◆ WORK INSTRUCTIONS ◆
Set down the full listing exactly as given. Any pictures are to be left out.

◆ SOURCE MATERIAL ◆
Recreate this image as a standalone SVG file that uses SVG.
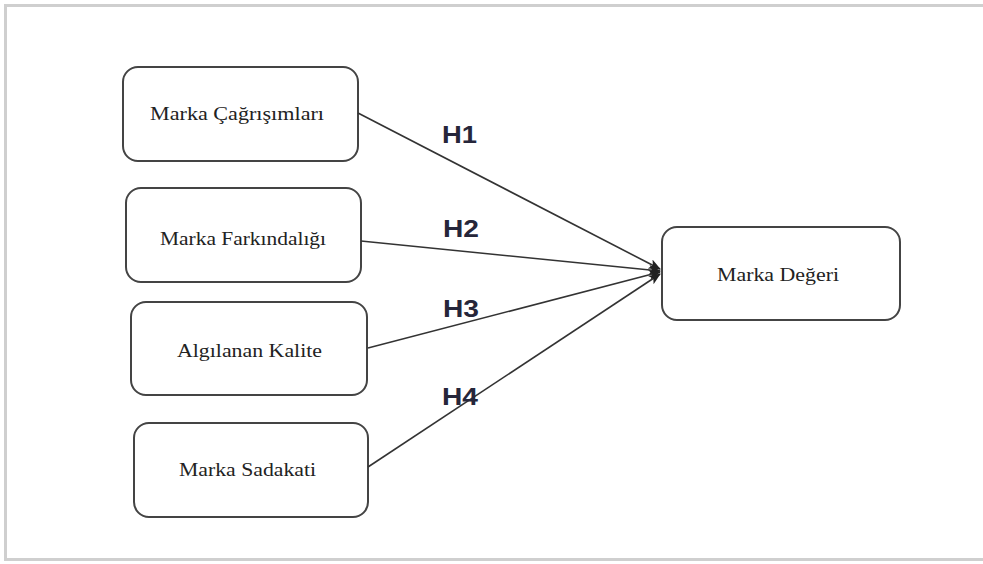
<svg xmlns="http://www.w3.org/2000/svg" width="983" height="564" viewBox="0 0 983 564">
<style>
.node rect{fill:#fff;stroke:#444;stroke-width:2}
.lbl{font-family:"Liberation Serif","Times New Roman",serif;font-size:18px;fill:#222;text-anchor:start}
.h{font-family:"Liberation Sans",Arial,sans-serif;font-weight:bold;font-size:24px;fill:#26263a}
.conn line{stroke:#333;stroke-width:1.6;marker-end:url(#arr)}
</style>
<defs>
<marker id="arr" viewBox="0 0 12 10" refX="11" refY="5" markerWidth="12" markerHeight="10" markerUnits="userSpaceOnUse" orient="auto">
<path d="M0,0 L12,5 L0,10 L3,5 Z" fill="#222"/>
</marker>
</defs>
<rect x="0" y="0" width="983" height="564" fill="#fff"/>
<rect x="5.5" y="5.5" width="1000" height="554" fill="none" stroke="#cfcfcf" stroke-width="3"/>
<g id="n1" class="node"><rect x="123" y="67" width="235" height="94" rx="15"/><text class="lbl" x="150" y="120" textLength="174" lengthAdjust="spacingAndGlyphs">Marka Çağrışımları</text></g>
<g id="n2" class="node"><rect x="126" y="188" width="235" height="94" rx="15"/><text class="lbl" x="160" y="245" textLength="166" lengthAdjust="spacingAndGlyphs">Marka Farkındalığı</text></g>
<g id="n3" class="node"><rect x="131" y="302" width="236" height="93" rx="15"/><text class="lbl" x="177" y="357" textLength="145" lengthAdjust="spacingAndGlyphs">Algılanan Kalite</text></g>
<g id="n4" class="node"><rect x="134" y="423" width="234" height="94" rx="15"/><text class="lbl" x="179" y="476" textLength="137" lengthAdjust="spacingAndGlyphs">Marka Sadakati</text></g>
<g id="n5" class="node"><rect x="662" y="227" width="238" height="93" rx="15"/><text class="lbl" x="717" y="281" textLength="122" lengthAdjust="spacingAndGlyphs">Marka Değeri</text></g>
<g id="connectors" class="conn">
<line x1="358" y1="113" x2="660" y2="269"/>
<line x1="361" y1="241" x2="660" y2="271"/>
<line x1="368" y1="348" x2="660" y2="272"/>
<line x1="368" y1="467" x2="660" y2="274"/>
</g>
<g id="labels">
<text class="h" x="442" y="143" textLength="35" lengthAdjust="spacingAndGlyphs">H1</text>
<text class="h" x="443" y="237" textLength="36" lengthAdjust="spacingAndGlyphs">H2</text>
<text class="h" x="443" y="317" textLength="36" lengthAdjust="spacingAndGlyphs">H3</text>
<text class="h" x="442" y="405" textLength="36" lengthAdjust="spacingAndGlyphs">H4</text>
</g>
</svg>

◆ REPLY ◆
Recreate this image as a standalone SVG file that uses SVG.
<svg xmlns="http://www.w3.org/2000/svg" width="983" height="564" viewBox="0 0 983 564">
<style>
.node rect{fill:#fff;stroke:#444;stroke-width:2}
.lbl{font-family:"Liberation Serif","Times New Roman",serif;font-size:18px;fill:#222;text-anchor:start}
.h{font-family:"Liberation Sans",Arial,sans-serif;font-weight:bold;font-size:24px;fill:#26263a}
.conn line{stroke:#333;stroke-width:1.6;marker-end:url(#arr)}
</style>
<defs>
<marker id="arr" viewBox="0 0 12 10" refX="11" refY="5" markerWidth="12" markerHeight="10" markerUnits="userSpaceOnUse" orient="auto">
<path d="M0,0 L12,5 L0,10 L3,5 Z" fill="#222"/>
</marker>
</defs>
<rect x="0" y="0" width="983" height="564" fill="#fff"/>
<rect x="5.5" y="5.5" width="1000" height="554" fill="none" stroke="#cfcfcf" stroke-width="3"/>
<g id="n1" class="node"><rect x="123" y="67" width="235" height="94" rx="15"/><text class="lbl" x="150" y="120" textLength="174" lengthAdjust="spacingAndGlyphs">Marka Çağrışımları</text></g>
<g id="n2" class="node"><rect x="126" y="188" width="235" height="94" rx="15"/><text class="lbl" x="160" y="245" textLength="166" lengthAdjust="spacingAndGlyphs">Marka Farkındalığı</text></g>
<g id="n3" class="node"><rect x="131" y="302" width="236" height="93" rx="15"/><text class="lbl" x="177" y="357" textLength="145" lengthAdjust="spacingAndGlyphs">Algılanan Kalite</text></g>
<g id="n4" class="node"><rect x="134" y="423" width="234" height="94" rx="15"/><text class="lbl" x="179" y="476" textLength="137" lengthAdjust="spacingAndGlyphs">Marka Sadakati</text></g>
<g id="n5" class="node"><rect x="662" y="227" width="238" height="93" rx="15"/><text class="lbl" x="717" y="281" textLength="122" lengthAdjust="spacingAndGlyphs">Marka Değeri</text></g>
<g id="connectors" class="conn">
<line x1="358" y1="113" x2="660" y2="269"/>
<line x1="361" y1="241" x2="660" y2="271"/>
<line x1="368" y1="348" x2="660" y2="272"/>
<line x1="368" y1="467" x2="660" y2="274"/>
</g>
<g id="labels">
<text class="h" x="442" y="143" textLength="35" lengthAdjust="spacingAndGlyphs">H1</text>
<text class="h" x="443" y="237" textLength="36" lengthAdjust="spacingAndGlyphs">H2</text>
<text class="h" x="443" y="317" textLength="36" lengthAdjust="spacingAndGlyphs">H3</text>
<text class="h" x="442" y="405" textLength="36" lengthAdjust="spacingAndGlyphs">H4</text>
</g>
</svg>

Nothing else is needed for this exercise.